Exercise prompt:
Transcribe the whole listing below without changing a word, but leave out every image.

Supplied information:
***
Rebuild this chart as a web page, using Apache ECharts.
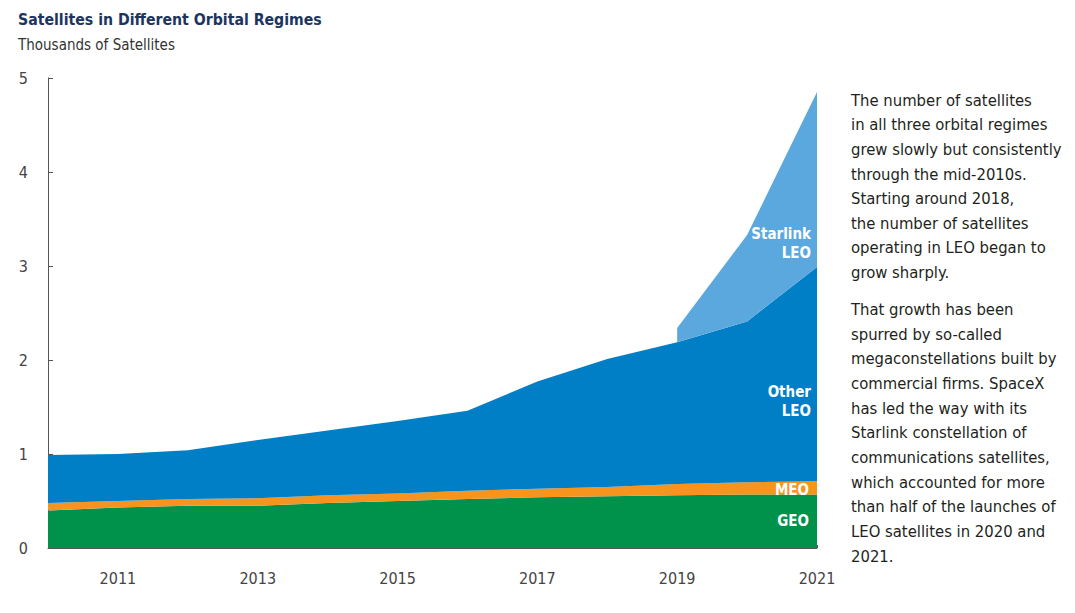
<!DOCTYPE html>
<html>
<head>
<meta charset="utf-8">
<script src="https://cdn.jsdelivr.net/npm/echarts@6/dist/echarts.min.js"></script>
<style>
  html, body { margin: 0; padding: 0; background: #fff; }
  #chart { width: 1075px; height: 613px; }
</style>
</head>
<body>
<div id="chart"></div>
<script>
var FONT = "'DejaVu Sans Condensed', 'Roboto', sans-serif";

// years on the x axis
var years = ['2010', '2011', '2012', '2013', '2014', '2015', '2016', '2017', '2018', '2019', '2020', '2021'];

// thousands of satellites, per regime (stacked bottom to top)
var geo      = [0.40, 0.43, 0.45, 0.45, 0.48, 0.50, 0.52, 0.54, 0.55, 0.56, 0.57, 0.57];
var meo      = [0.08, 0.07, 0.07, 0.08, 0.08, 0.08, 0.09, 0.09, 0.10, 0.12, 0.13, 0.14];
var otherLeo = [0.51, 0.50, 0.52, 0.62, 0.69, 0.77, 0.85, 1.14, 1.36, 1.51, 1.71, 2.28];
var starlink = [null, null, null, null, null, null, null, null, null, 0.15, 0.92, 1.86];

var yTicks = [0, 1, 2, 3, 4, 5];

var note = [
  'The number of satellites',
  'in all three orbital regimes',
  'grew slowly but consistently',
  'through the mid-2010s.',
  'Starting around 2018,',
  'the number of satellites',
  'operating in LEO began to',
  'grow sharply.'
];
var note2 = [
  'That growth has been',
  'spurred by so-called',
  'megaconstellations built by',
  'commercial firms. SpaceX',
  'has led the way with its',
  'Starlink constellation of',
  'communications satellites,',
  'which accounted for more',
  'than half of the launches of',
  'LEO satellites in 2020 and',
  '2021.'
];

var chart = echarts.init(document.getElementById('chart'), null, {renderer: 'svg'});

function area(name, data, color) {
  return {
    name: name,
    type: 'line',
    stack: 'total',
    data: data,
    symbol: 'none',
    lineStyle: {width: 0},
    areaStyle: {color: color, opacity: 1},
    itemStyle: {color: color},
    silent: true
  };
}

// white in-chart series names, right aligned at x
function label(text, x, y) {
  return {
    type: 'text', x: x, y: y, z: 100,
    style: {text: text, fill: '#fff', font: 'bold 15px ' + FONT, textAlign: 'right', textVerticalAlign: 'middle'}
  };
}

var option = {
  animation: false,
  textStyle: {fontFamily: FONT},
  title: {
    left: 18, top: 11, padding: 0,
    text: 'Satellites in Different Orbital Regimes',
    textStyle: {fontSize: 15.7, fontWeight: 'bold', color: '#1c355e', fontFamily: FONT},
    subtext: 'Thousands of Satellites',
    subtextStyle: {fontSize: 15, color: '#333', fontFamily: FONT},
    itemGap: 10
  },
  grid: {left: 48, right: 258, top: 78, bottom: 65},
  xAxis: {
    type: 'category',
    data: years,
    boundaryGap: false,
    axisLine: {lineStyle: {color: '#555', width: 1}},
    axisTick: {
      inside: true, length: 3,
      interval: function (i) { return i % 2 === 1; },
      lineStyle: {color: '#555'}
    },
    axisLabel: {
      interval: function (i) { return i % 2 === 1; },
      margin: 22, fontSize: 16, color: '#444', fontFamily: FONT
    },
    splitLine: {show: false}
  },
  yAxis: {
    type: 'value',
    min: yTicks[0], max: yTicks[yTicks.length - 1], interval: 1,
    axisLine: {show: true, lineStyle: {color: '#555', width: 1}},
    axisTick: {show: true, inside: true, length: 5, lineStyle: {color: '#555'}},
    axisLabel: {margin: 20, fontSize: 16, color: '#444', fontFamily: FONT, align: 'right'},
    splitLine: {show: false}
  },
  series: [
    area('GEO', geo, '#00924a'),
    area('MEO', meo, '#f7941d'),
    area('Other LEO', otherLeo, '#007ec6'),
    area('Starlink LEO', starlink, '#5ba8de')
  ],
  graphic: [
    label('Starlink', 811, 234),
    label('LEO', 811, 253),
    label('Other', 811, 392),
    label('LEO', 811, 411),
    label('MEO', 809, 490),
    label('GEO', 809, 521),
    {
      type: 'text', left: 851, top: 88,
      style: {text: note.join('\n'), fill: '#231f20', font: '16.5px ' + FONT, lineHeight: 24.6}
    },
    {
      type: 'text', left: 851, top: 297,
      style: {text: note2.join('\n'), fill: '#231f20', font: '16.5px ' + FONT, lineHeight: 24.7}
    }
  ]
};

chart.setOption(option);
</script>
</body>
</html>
***
Right answer:
Rebuild this chart as a web page, using Apache ECharts.
<!DOCTYPE html>
<html>
<head>
<meta charset="utf-8">
<script src="https://cdn.jsdelivr.net/npm/echarts@6/dist/echarts.min.js"></script>
<style>
  html, body { margin: 0; padding: 0; background: #fff; }
  #chart { width: 1075px; height: 613px; }
</style>
</head>
<body>
<div id="chart"></div>
<script>
var FONT = "'DejaVu Sans Condensed', 'Roboto', sans-serif";

// years on the x axis
var years = ['2010', '2011', '2012', '2013', '2014', '2015', '2016', '2017', '2018', '2019', '2020', '2021'];

// thousands of satellites, per regime (stacked bottom to top)
var geo      = [0.40, 0.43, 0.45, 0.45, 0.48, 0.50, 0.52, 0.54, 0.55, 0.56, 0.57, 0.57];
var meo      = [0.08, 0.07, 0.07, 0.08, 0.08, 0.08, 0.09, 0.09, 0.10, 0.12, 0.13, 0.14];
var otherLeo = [0.51, 0.50, 0.52, 0.62, 0.69, 0.77, 0.85, 1.14, 1.36, 1.51, 1.71, 2.28];
var starlink = [null, null, null, null, null, null, null, null, null, 0.15, 0.92, 1.86];

var yTicks = [0, 1, 2, 3, 4, 5];

var note = [
  'The number of satellites',
  'in all three orbital regimes',
  'grew slowly but consistently',
  'through the mid-2010s.',
  'Starting around 2018,',
  'the number of satellites',
  'operating in LEO began to',
  'grow sharply.'
];
var note2 = [
  'That growth has been',
  'spurred by so-called',
  'megaconstellations built by',
  'commercial firms. SpaceX',
  'has led the way with its',
  'Starlink constellation of',
  'communications satellites,',
  'which accounted for more',
  'than half of the launches of',
  'LEO satellites in 2020 and',
  '2021.'
];

var chart = echarts.init(document.getElementById('chart'), null, {renderer: 'svg'});

function area(name, data, color) {
  return {
    name: name,
    type: 'line',
    stack: 'total',
    data: data,
    symbol: 'none',
    lineStyle: {width: 0},
    areaStyle: {color: color, opacity: 1},
    itemStyle: {color: color},
    silent: true
  };
}

// white in-chart series names, right aligned at x
function label(text, x, y) {
  return {
    type: 'text', x: x, y: y, z: 100,
    style: {text: text, fill: '#fff', font: 'bold 15px ' + FONT, textAlign: 'right', textVerticalAlign: 'middle'}
  };
}

var option = {
  animation: false,
  textStyle: {fontFamily: FONT},
  title: {
    left: 18, top: 11, padding: 0,
    text: 'Satellites in Different Orbital Regimes',
    textStyle: {fontSize: 15.7, fontWeight: 'bold', color: '#1c355e', fontFamily: FONT},
    subtext: 'Thousands of Satellites',
    subtextStyle: {fontSize: 15, color: '#333', fontFamily: FONT},
    itemGap: 10
  },
  grid: {left: 48, right: 258, top: 78, bottom: 65},
  xAxis: {
    type: 'category',
    data: years,
    boundaryGap: false,
    axisLine: {lineStyle: {color: '#555', width: 1}},
    axisTick: {
      inside: true, length: 3,
      interval: function (i) { return i % 2 === 1; },
      lineStyle: {color: '#555'}
    },
    axisLabel: {
      interval: function (i) { return i % 2 === 1; },
      margin: 22, fontSize: 16, color: '#444', fontFamily: FONT
    },
    splitLine: {show: false}
  },
  yAxis: {
    type: 'value',
    min: yTicks[0], max: yTicks[yTicks.length - 1], interval: 1,
    axisLine: {show: true, lineStyle: {color: '#555', width: 1}},
    axisTick: {show: true, inside: true, length: 5, lineStyle: {color: '#555'}},
    axisLabel: {margin: 20, fontSize: 16, color: '#444', fontFamily: FONT, align: 'right'},
    splitLine: {show: false}
  },
  series: [
    area('GEO', geo, '#00924a'),
    area('MEO', meo, '#f7941d'),
    area('Other LEO', otherLeo, '#007ec6'),
    area('Starlink LEO', starlink, '#5ba8de')
  ],
  graphic: [
    label('Starlink', 811, 234),
    label('LEO', 811, 253),
    label('Other', 811, 392),
    label('LEO', 811, 411),
    label('MEO', 809, 490),
    label('GEO', 809, 521),
    {
      type: 'text', left: 851, top: 88,
      style: {text: note.join('\n'), fill: '#231f20', font: '16.5px ' + FONT, lineHeight: 24.6}
    },
    {
      type: 'text', left: 851, top: 297,
      style: {text: note2.join('\n'), fill: '#231f20', font: '16.5px ' + FONT, lineHeight: 24.7}
    }
  ]
};

chart.setOption(option);
</script>
</body>
</html>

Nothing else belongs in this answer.